# Fischtransportbehälter



## kaschie (7. April 2010)

Hallo, 

ich interessiere mich für Fischtransportbehälter (ca. 200 - 500 Liter).
Hat jemand Erfahrung damit? Was ist beim Kauf zu beachten?
Hat vielleicht jemand einen zu verkaufen, ich möchte ihn auf meinen Anhänger fixieren und für den Fischbesatz nutzen.


Gruß
Karsten


----------



## Aalstipper1 (8. April 2010)

*AW: Fischtransportbehälter*

HI,

guck mal hier , bei den ersten Bildern sind auch welche vom Bau unseres Vereins-Anhängers für den Abtransport unserer Mefos nach dem E-Fischen zu sehen.


----------



## Aalstipper1 (8. April 2010)

*AW: Fischtransportbehälter*

P.S: Solche Behälter bekommt ma günstig bei eBay. Einfach mal nach Wassertank oder so gucken.

Habe für meinen Besatz einen Anhänger vom Fischmeister geliehen bekommen.


----------



## Jens84 (8. April 2010)

*AW: Fischtransportbehälter*

Die Dinger heißen IBC Container. Mit ca. 1000 Liter Fassungsvermögen.

Gibts bei eBay zu Hauf, musst nur gucken das es ein sauberer ist und keiner wo vorher Chemikalien o.ä. drin waren

Hab auch so einen für meinen 750kg Hänger.

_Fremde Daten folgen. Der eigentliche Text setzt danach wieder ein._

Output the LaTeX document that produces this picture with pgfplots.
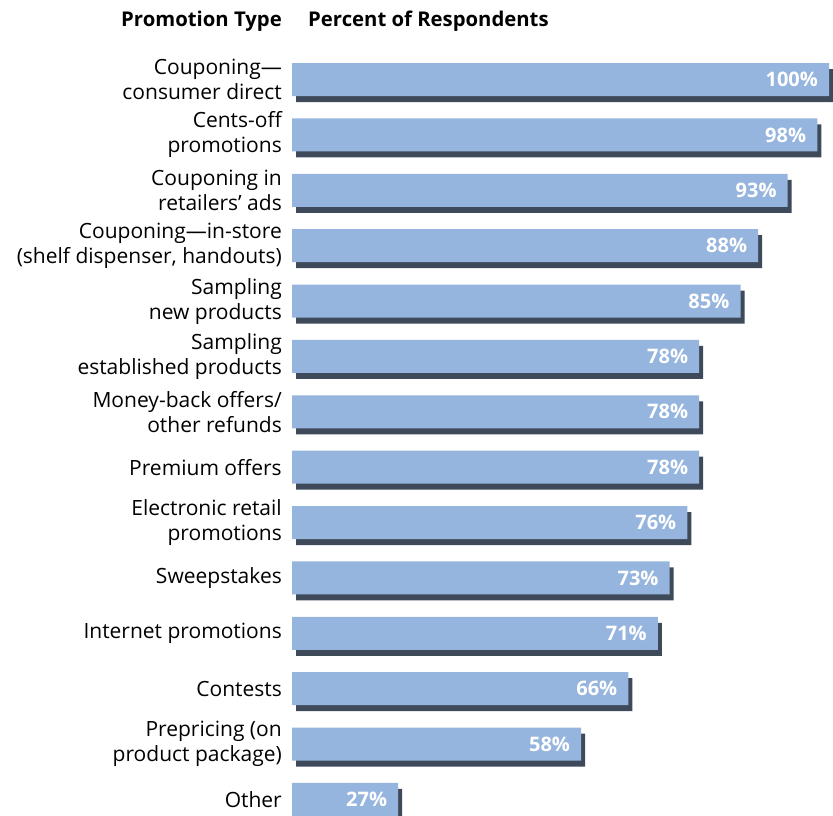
\documentclass[border=0pt]{standalone}
\usepackage{fontspec}
\setmainfont{Open Sans}
\usepackage{pgfplots}
\pgfplotsset{compat=1.18}
\definecolor{barblue}{RGB}{150,181,222}
\definecolor{shadowc}{RGB}{62,74,90}
\begin{document}
\begin{tikzpicture}
\begin{axis}[
  at={(292pt,778pt)}, anchor=north west,
  scale only axis, width=545.9pt, height=803pt,
  xmin=9, xmax=101.5, ymin=-0.75, ymax=13.75, y dir=reverse,
  xbar, bar width=33pt,
  axis x line=none, axis y line*=left,
  y axis line style={draw=none},
  major tick length=0pt,
  ytick={0,...,13},
  yticklabels={{Couponing---\\consumer direct},{Cents-off\\promotions},{Couponing in\\retailers’ ads},{Couponing---in-store\\(shelf dispenser, handouts)},{Sampling\\new products},{Sampling\\established products},{Money-back offers/\\other refunds},{Premium offers},{Electronic retail\\promotions},{Sweepstakes},{Internet promotions},{Contests},{Prepricing (on\\product package)},{Other}},
  yticklabel style={font=\fontsize{21}{25}\selectfont, align=right, inner sep=0pt, xshift=-10pt},
  /pgf/number format/assume math mode=true,
  nodes near coords={\pgfmathprintnumber{\pgfplotspointmeta}\%},
  every node near coord/.append style={anchor=east, xshift=-11pt, text=white, font=\bfseries\fontsize{20}{24}\selectfont, inner sep=0pt},
  clip=true,
]
\addplot[fill=barblue, draw=none,
  preaction={fill=shadowc, transform canvas={xshift=4pt,yshift=-6pt}}]
  coordinates {(100,0) (98,1) (93,2) (88,3) (85,4) (78,5) (78,6) (78,7) (76,8) (73,9) (71,10) (66,11) (58,12) (27,13)};
\end{axis}
\node[anchor=base east, inner sep=0pt, font=\bfseries\fontsize{20.3}{23}\selectfont] at (282pt,789pt) {Promotion Type};
\node[anchor=base west, inner sep=0pt, font=\bfseries\fontsize{20.3}{23}\selectfont] at (308pt,789pt) {Percent of Respondents};
\pgfresetboundingbox
\useasboundingbox (0,0) rectangle (833pt,816pt);
\end{tikzpicture}
\end{document}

Hab dann noch die Öffnung oben ein wenig aufgesägt/vergrößert und schon war er fertig der Transportbehälter.


----------



## kaschie (8. April 2010)

*AW: Fischtransportbehälter*

Guten Abend,

vielen Dank für Eure Antworten. 
Von den 1000 Liter Fässern habe ich auch zwei Stück, für den Karpfenverkauf zu Weihnachten. Sind diese nicht estwas zu groß? Wollte maximal 30 kg Fisch damit transporttieren. Habt Ihr die Öffnung zum Transport wieder geschlossen? Schwappt das Wasser in den Kurven und bei Straßenschäden nicht raus? Mit wieviel Wasser waren die Fässer beim Transport gefüllt? Mein Fischhändler meint, dass die Transportbehälter voll gefüllt sein sollten, damit die Fische ruhiger stehen. 
Sauerstoff ist sicher das beste, aber reicht nicht eine 12 V Pumpe? 

Gruß Karsten


----------



## Jens84 (9. April 2010)

*AW: Fischtransportbehälter*

Hallo Karsten,

also ich hatte den 1000L Container nur zur Hälfte befüllt, wegen dem Gewicht. (750kg Hänger)

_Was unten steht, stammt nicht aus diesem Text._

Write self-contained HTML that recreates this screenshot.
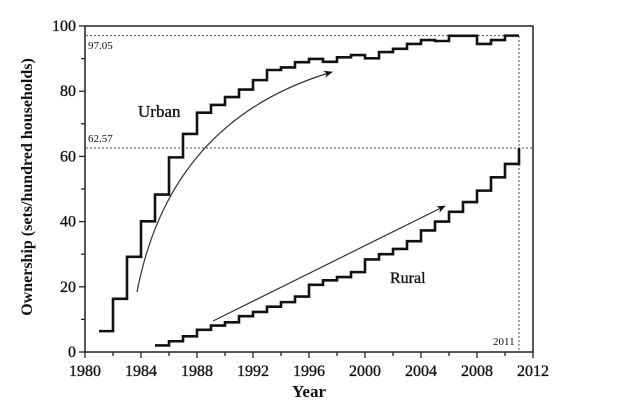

Es kommt halt immer drauf an wie weit du die Fische transportieren willst. Habe ihn letztes Jahr beim abfischen benutzt und so meine Forellen nach Hause in die Hälterung gebracht. Sind aber auch nur ca. 4 km. Der Container wurde fest verzurrt und mit einem Gepäcknetz überspannt. Fertig

Zur Sauerstoffversorgung hatte ich auch nur eine 12V Pumpe und die Fische waren so zwischen 1 und 2 Std. in dem Behälter. Es gab keine Verluste bzw. anzeichen von Sauerstoffmangel bei den Forellen und Saiblingen.

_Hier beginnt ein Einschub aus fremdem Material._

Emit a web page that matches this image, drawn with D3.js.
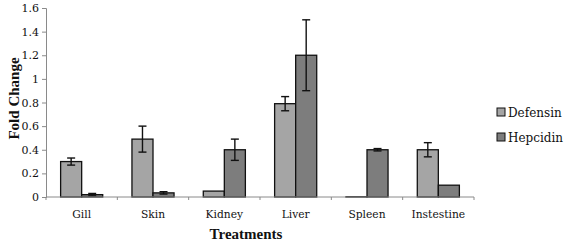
<!DOCTYPE html>
<html>
<head>
<meta charset="utf-8">
<script src="https://cdn.jsdelivr.net/npm/d3@7"></script>
<style>
  body { margin: 0; background: #fff; }
</style>
</head>
<body>
<svg id="chart" width="568" height="244"></svg>
<script>
const categories = ['Gill', 'Skin', 'Kidney', 'Liver', 'Spleen', 'Instestine'];
const seriesNames = ['Defensin', 'Hepcidin'];
const defensin = [0.30, 0.49, 0.05, 0.79, 0.002, 0.40];
const defensinErr = [0.03, 0.11, 0, 0.06, 0, 0.06];
const hepcidin = [0.02, 0.035, 0.40, 1.20, 0.40, 0.10];
const hepcidinErr = [0.01, 0.01, 0.09, 0.30, 0.01, 0];
const yTicks = [0, 0.2, 0.4, 0.6, 0.8, 1, 1.2, 1.4, 1.6];

const FONT = '"DejaVu Serif", serif';
const BOLD_FONT = '"Liberation Serif", serif';

const margin = { top: 8, right: 94, bottom: 47, left: 46 };
const width = 568 - margin.left - margin.right;
const height = 244 - margin.top - margin.bottom;

const svg = d3.select('#chart');
const g = svg.append('g').attr('transform', `translate(${margin.left},${margin.top})`);

const color = d3.scaleOrdinal().domain(seriesNames).range(['#a5a5a5', '#7d7d7d']);

const x0 = d3.scaleBand().domain(categories).range([0, width]).padding(0);
const x1 = d3.scaleBand().domain(seriesNames)
  .range([x0.bandwidth() * 0.205, x0.bandwidth() * 0.795]).padding(0);
const y = d3.scaleLinear().domain([0, 1.6]).range([height, 0]);

const data = categories.map((c, i) => ({
  cat: c,
  vals: [
    { key: 'Defensin', value: defensin[i], err: defensinErr[i] },
    { key: 'Hepcidin', value: hepcidin[i], err: hepcidinErr[i] },
  ],
}));

// y axis
const yAxis = g.append('g')
  .call(d3.axisLeft(y).tickValues(yTicks).tickSize(4).tickFormat(d3.format('')));
yAxis.select('.domain').attr('stroke', '#8a8a8a');
yAxis.selectAll('.tick line').attr('stroke', '#8a8a8a');
yAxis.selectAll('.tick text').attr('x', -7).attr('fill', '#111')
  .style('font-family', FONT).style('font-size', '11px');

const groups = g.selectAll('g.grp').data(data).enter().append('g')
  .attr('class', 'grp')
  .attr('transform', d => `translate(${x0(d.cat)},0)`);

groups.selectAll('rect').data(d => d.vals).enter().append('rect')
  .attr('x', d => x1(d.key))
  .attr('y', d => y(d.value))
  .attr('width', x1.bandwidth())
  .attr('height', d => height - y(d.value))
  .attr('fill', d => color(d.key))
  .attr('stroke', '#111')
  .attr('stroke-width', 1.3);

// error bars
const eb = groups.selectAll('g.err').data(d => d.vals.filter(v => v.err > 0)).enter()
  .append('g').attr('class', 'err')
  .attr('stroke', '#111').attr('stroke-width', 1.4);
eb.append('line')
  .attr('x1', d => x1(d.key) + x1.bandwidth() / 2)
  .attr('x2', d => x1(d.key) + x1.bandwidth() / 2)
  .attr('y1', d => y(d.value + d.err))
  .attr('y2', d => y(d.value - d.err));
['+', '-'].forEach(s => {
  eb.append('line')
    .attr('x1', d => x1(d.key) + x1.bandwidth() / 2 - 4)
    .attr('x2', d => x1(d.key) + x1.bandwidth() / 2 + 4)
    .attr('y1', d => y(s === '+' ? d.value + d.err : d.value - d.err))
    .attr('y2', d => y(s === '+' ? d.value + d.err : d.value - d.err));
});

// x axis
const xAxisG = g.append('g').attr('transform', `translate(0,${height})`);
xAxisG.append('line').attr('x1', 0).attr('x2', width).attr('stroke', '#8a8a8a');
xAxisG.selectAll('line.tk').data(d3.range(categories.length + 1)).enter().append('line')
  .attr('class', 'tk')
  .attr('x1', i => i * x0.step()).attr('x2', i => i * x0.step())
  .attr('y1', 0).attr('y2', 3).attr('stroke', '#8a8a8a');
xAxisG.selectAll('text').data(categories).enter().append('text')
  .attr('x', d => x0(d) + x0.bandwidth() / 2)
  .attr('y', 21)
  .attr('text-anchor', 'middle')
  .attr('fill', '#111')
  .style('font-family', FONT)
  .style('font-size', '10.7px')
  .text(d => d);

// axis titles
svg.append('text')
  .attr('x', margin.left + width / 2 - 14)
  .attr('y', 239)
  .attr('text-anchor', 'middle')
  .attr('fill', '#111')
  .style('font-family', BOLD_FONT)
  .style('font-size', '15px')
  .style('font-weight', 'bold')
  .text('Treatments');

svg.append('text')
  .attr('transform', `translate(19,${margin.top + height / 2 - 4}) rotate(-90)`)
  .attr('text-anchor', 'middle')
  .attr('fill', '#111')
  .style('font-family', BOLD_FONT)
  .style('font-size', '15px')
  .style('font-weight', 'bold')
  .text('Fold Change');

// legend
const legend = svg.append('g').attr('transform', 'translate(497,108)');
const li = legend.selectAll('g').data(seriesNames).enter().append('g')
  .attr('transform', (d, i) => `translate(0,${i * 25})`);
li.append('rect')
  .attr('width', 8).attr('height', 8)
  .attr('fill', d => color(d))
  .attr('stroke', '#111').attr('stroke-width', 1);
li.append('text')
  .attr('x', 11).attr('y', 9)
  .attr('fill', '#111')
  .style('font-family', FONT)
  .style('font-size', '12px')
  .text(d => d);
</script>
</body>
</html>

Wenn ich Setzlinge hole, dann eigentlich nur im Plastikbeutel.

Die IBC Tanks gibts auch kleiner in 600 Litern, dann kannst du ihn bei einem 750kg Anhänger auch komplett befüllen. Es ist auch richtig, dass das für den Transport wesentlich besser ist als ein halbvoller grosser Tank.

Die kleinen gibts z.B. hier:

http://shop.ebay.de/i.html?_nkw=ibc+600&_sacat=0&_trksid=p3286.m270.l1313&LH_PrefLoc=1&_dmpt=DE_Haus_Garten_Garten_Bew%C3%83%C2%A4ssern&_odkw=ibc+tank&_osacat=0&bkBtn=

Grüße#h


----------



## Gü.a.Pa. (9. April 2010)

*AW: Fischtransportbehälter*

@kaschie

Die Transportbehälter sollten nur dann voll befüllt sein wenn man Kammschupper (Zander,Barsche) Transportiert.

Transportbehälter sollte geschlossen sein!
Wen etwas Wasser austritt ist nicht schlimm.


----------



## Kisters (14. April 2010)

*AW: Fischtransportbehälter*

Hallo,

ich habe noch einen gebrauchten Transportbehälter ca. 1000 Liter aus GFK inkl. 12 V Pumpen und Belüftungsanlage abzugeben.

Hat jemand interesse?


----------



## gründler (14. April 2010)

*AW: Fischtransportbehälter*

Hier mal ne firma die sich um alle belangen der Teichwirtschaft kümmert.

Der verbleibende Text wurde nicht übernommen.